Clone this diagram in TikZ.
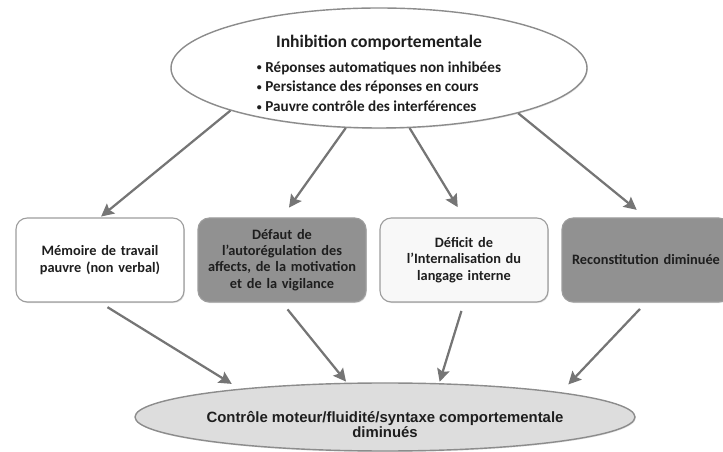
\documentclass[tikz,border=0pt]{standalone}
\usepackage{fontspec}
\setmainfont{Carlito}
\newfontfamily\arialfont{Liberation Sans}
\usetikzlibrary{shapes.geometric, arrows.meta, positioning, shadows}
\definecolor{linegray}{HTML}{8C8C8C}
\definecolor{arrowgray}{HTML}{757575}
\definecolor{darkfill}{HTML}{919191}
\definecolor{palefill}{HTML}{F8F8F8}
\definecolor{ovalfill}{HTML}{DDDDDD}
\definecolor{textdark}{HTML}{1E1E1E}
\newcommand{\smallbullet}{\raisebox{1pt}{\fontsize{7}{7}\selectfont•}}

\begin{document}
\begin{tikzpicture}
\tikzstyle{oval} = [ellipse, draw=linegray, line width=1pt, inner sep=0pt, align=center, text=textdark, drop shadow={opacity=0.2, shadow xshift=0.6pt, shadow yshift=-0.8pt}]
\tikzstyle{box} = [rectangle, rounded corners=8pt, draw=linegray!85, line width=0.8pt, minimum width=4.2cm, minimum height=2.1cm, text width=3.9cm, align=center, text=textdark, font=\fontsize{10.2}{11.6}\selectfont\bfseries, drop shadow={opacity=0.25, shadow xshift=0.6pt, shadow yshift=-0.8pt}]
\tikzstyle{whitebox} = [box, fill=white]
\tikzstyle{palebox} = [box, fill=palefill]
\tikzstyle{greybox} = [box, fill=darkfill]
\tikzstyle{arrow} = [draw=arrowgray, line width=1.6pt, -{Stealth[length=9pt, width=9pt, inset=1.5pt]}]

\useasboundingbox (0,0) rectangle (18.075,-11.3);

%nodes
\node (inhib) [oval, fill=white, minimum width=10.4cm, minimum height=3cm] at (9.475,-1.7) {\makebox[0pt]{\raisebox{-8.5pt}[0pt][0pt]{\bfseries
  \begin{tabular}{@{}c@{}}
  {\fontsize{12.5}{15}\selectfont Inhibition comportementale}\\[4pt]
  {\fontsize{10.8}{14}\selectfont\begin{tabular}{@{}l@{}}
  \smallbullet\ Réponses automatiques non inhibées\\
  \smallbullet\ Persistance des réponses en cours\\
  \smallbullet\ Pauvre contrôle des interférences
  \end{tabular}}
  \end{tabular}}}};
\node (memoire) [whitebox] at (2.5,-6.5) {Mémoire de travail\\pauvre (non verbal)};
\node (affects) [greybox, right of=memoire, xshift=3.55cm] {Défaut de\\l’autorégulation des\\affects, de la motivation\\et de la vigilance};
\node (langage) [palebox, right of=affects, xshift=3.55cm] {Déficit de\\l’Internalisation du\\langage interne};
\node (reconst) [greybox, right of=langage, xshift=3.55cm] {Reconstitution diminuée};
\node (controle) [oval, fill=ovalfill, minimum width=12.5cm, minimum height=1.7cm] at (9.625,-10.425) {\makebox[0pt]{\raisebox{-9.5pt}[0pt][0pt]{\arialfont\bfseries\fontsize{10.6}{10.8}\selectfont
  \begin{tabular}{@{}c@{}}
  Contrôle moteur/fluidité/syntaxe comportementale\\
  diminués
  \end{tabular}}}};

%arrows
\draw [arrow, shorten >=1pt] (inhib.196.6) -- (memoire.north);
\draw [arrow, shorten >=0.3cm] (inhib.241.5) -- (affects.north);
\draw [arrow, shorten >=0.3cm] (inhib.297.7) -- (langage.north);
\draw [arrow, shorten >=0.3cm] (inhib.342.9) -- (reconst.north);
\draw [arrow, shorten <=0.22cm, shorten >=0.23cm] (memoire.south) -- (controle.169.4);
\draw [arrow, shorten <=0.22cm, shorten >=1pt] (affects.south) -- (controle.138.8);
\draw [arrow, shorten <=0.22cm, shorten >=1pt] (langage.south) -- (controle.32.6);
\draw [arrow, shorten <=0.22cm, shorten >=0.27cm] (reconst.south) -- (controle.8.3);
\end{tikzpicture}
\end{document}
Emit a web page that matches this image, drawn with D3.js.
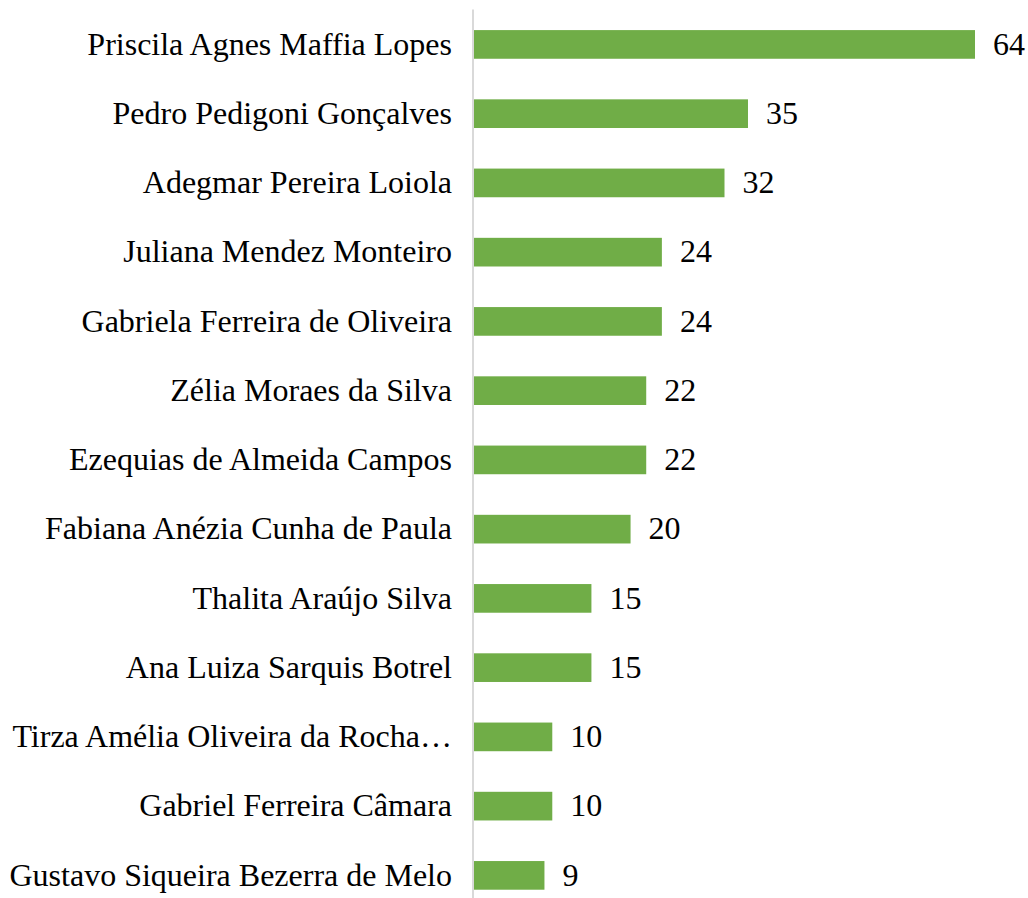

REQUIREMENTS
In the material above, find the lines that contain "this" and show them.

RESPONSE
Clone this diagram in TikZ.
Emit a web page that matches this image, drawn with D3.js.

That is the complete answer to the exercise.